Data for the task
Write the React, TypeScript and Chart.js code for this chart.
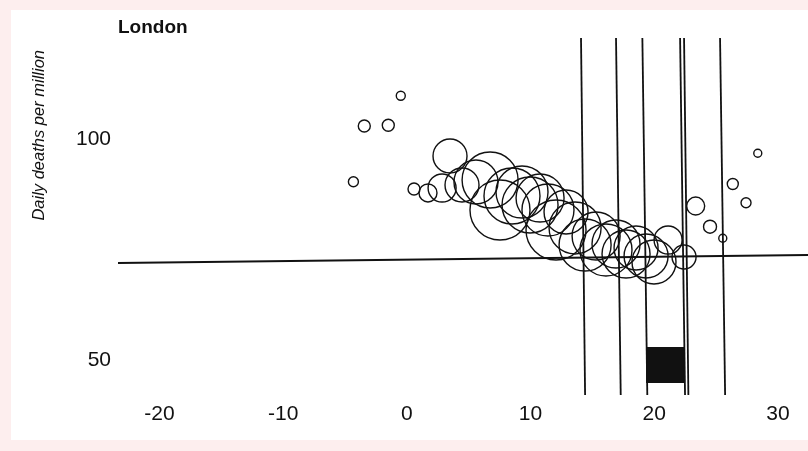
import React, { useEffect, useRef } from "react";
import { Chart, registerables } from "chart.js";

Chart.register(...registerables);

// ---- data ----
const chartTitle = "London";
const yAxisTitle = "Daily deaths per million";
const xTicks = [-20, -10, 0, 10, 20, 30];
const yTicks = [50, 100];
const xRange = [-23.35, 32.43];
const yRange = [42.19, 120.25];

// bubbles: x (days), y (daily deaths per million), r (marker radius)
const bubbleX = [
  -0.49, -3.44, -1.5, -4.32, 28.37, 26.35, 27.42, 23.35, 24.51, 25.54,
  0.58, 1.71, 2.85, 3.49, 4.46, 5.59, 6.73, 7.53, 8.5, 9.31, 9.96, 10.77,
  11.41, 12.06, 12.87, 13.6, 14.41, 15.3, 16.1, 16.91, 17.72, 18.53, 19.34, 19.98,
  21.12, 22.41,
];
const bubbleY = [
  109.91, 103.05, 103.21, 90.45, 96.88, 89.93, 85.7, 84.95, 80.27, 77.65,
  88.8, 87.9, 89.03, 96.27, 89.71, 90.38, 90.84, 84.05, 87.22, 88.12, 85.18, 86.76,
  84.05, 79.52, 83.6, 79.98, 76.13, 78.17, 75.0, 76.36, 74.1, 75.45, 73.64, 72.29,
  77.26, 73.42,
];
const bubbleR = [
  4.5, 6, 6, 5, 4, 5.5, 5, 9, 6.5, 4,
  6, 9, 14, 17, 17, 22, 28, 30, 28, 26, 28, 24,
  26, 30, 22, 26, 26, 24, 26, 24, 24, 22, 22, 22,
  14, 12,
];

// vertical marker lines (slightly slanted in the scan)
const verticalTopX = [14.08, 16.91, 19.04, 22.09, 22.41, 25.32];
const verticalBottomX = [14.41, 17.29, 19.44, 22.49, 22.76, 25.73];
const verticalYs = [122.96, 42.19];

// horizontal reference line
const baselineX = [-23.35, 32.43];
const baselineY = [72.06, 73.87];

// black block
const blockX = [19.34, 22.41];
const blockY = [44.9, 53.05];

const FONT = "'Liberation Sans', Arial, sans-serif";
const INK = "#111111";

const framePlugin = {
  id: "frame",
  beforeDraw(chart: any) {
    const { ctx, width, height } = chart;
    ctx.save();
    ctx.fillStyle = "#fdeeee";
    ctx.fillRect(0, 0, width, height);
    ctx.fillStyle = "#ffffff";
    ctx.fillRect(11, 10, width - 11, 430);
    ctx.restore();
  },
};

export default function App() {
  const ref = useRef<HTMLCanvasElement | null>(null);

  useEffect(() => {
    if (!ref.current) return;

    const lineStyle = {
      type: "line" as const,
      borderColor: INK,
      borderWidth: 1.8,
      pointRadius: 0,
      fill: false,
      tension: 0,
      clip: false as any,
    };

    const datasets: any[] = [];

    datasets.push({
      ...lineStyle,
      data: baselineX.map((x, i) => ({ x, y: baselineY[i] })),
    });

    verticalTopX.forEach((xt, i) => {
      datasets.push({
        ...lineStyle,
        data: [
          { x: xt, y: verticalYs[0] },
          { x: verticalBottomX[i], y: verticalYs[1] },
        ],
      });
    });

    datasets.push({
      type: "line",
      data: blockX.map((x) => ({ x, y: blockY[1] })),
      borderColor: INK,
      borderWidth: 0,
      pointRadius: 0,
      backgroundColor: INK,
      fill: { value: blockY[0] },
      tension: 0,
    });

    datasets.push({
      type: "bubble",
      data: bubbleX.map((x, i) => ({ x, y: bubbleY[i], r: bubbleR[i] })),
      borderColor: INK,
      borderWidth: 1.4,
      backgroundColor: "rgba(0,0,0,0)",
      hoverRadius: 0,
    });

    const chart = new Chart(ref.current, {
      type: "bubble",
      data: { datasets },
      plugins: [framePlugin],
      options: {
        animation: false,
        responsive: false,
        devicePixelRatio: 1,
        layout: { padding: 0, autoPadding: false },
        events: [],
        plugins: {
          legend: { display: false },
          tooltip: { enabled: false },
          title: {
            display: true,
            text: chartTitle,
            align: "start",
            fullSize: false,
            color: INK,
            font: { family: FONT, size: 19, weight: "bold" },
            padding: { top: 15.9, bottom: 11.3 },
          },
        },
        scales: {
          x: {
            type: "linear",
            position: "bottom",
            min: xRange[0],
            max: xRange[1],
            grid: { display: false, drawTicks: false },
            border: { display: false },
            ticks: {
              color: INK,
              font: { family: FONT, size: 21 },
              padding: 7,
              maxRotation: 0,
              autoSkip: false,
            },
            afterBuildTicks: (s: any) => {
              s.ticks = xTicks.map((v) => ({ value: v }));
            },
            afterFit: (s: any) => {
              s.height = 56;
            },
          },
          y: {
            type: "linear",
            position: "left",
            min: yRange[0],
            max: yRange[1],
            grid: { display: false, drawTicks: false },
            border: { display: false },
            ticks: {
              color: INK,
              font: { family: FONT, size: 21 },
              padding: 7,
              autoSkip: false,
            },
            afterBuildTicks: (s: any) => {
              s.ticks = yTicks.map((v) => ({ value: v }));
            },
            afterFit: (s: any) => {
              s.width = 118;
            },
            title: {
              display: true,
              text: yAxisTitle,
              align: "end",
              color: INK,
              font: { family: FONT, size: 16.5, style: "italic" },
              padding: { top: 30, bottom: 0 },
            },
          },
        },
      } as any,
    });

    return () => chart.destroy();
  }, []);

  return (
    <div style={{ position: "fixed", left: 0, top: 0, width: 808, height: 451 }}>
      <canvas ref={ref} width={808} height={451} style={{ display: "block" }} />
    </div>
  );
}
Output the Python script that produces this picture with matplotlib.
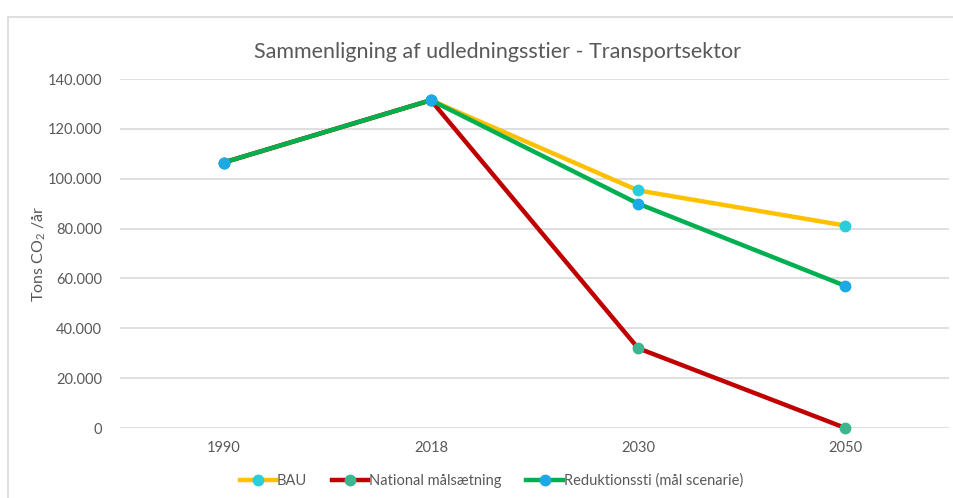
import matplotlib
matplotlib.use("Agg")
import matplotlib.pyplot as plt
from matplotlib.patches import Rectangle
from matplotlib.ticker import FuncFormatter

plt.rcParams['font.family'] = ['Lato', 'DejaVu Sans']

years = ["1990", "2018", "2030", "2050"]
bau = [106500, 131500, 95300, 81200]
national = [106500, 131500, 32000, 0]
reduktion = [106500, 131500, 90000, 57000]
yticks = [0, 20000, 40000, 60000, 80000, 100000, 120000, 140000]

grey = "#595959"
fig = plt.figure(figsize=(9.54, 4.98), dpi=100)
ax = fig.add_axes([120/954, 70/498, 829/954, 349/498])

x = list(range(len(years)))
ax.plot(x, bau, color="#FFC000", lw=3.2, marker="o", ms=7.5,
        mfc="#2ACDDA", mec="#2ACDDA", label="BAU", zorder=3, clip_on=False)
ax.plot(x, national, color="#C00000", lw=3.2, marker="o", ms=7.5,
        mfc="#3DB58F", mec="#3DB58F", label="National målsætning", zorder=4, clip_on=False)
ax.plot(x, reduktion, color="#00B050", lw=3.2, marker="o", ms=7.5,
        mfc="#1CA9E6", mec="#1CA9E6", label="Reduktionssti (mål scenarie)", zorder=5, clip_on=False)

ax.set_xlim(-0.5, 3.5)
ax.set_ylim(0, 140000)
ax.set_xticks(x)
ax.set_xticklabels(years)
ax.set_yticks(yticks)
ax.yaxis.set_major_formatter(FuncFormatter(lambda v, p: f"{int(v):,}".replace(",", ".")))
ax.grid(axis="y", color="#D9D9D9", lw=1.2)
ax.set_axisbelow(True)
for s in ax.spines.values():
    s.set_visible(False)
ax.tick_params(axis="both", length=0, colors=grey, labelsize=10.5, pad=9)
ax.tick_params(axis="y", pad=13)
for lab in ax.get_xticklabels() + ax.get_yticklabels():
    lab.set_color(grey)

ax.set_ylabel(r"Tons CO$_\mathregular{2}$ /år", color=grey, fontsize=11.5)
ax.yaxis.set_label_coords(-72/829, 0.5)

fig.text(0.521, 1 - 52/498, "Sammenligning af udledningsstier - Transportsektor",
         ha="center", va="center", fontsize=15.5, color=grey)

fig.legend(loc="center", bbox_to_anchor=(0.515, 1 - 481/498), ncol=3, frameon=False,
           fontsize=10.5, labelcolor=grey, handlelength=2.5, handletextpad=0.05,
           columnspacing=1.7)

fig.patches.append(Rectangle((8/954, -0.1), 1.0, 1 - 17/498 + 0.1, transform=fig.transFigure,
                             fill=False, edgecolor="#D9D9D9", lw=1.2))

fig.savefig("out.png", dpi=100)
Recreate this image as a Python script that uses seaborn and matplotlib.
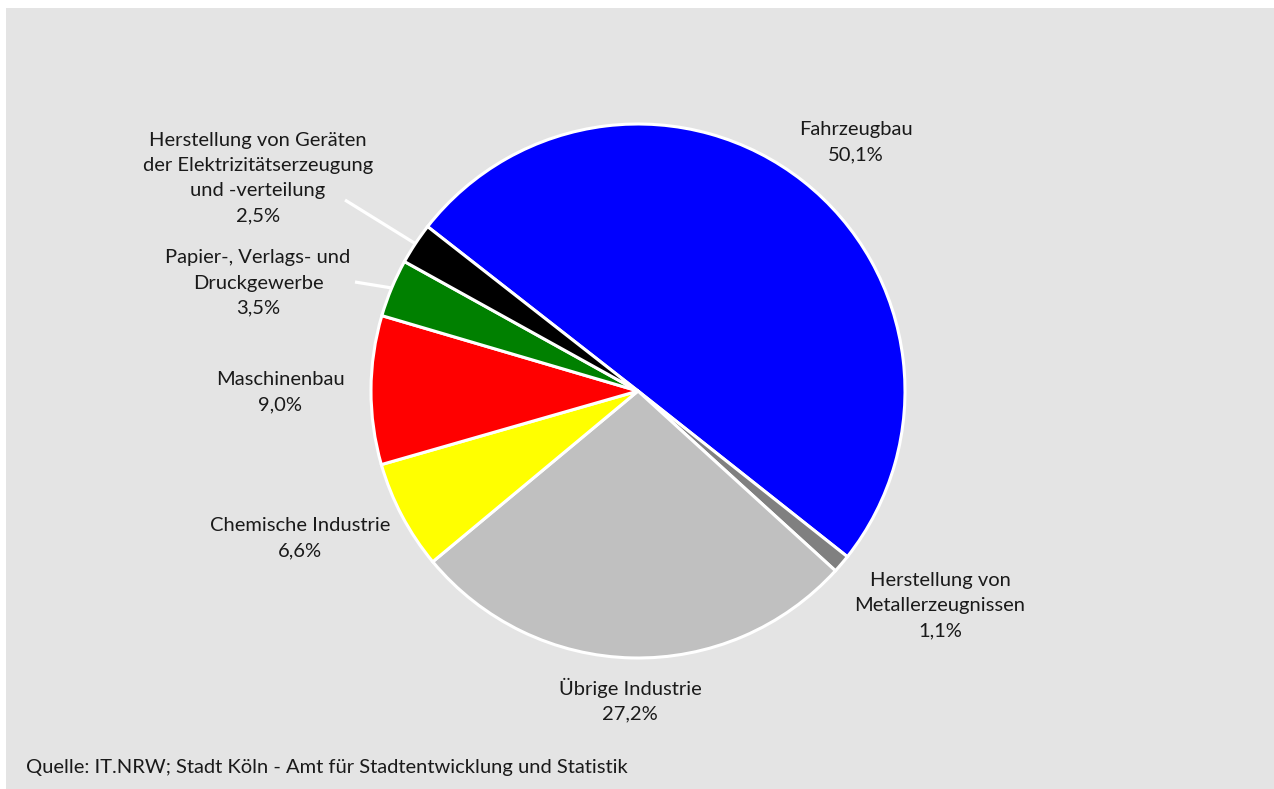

Challenge
Exactly restate the lines from the beginning of the data through the line with "Chart.register(...registerables);", and no others, keeping pictures out.

Written solution
Write the React, TypeScript and Chart.js code for this chart.
import React, { useEffect, useRef } from "react";
import { Chart, registerables } from "chart.js";

Chart.register(...registerables);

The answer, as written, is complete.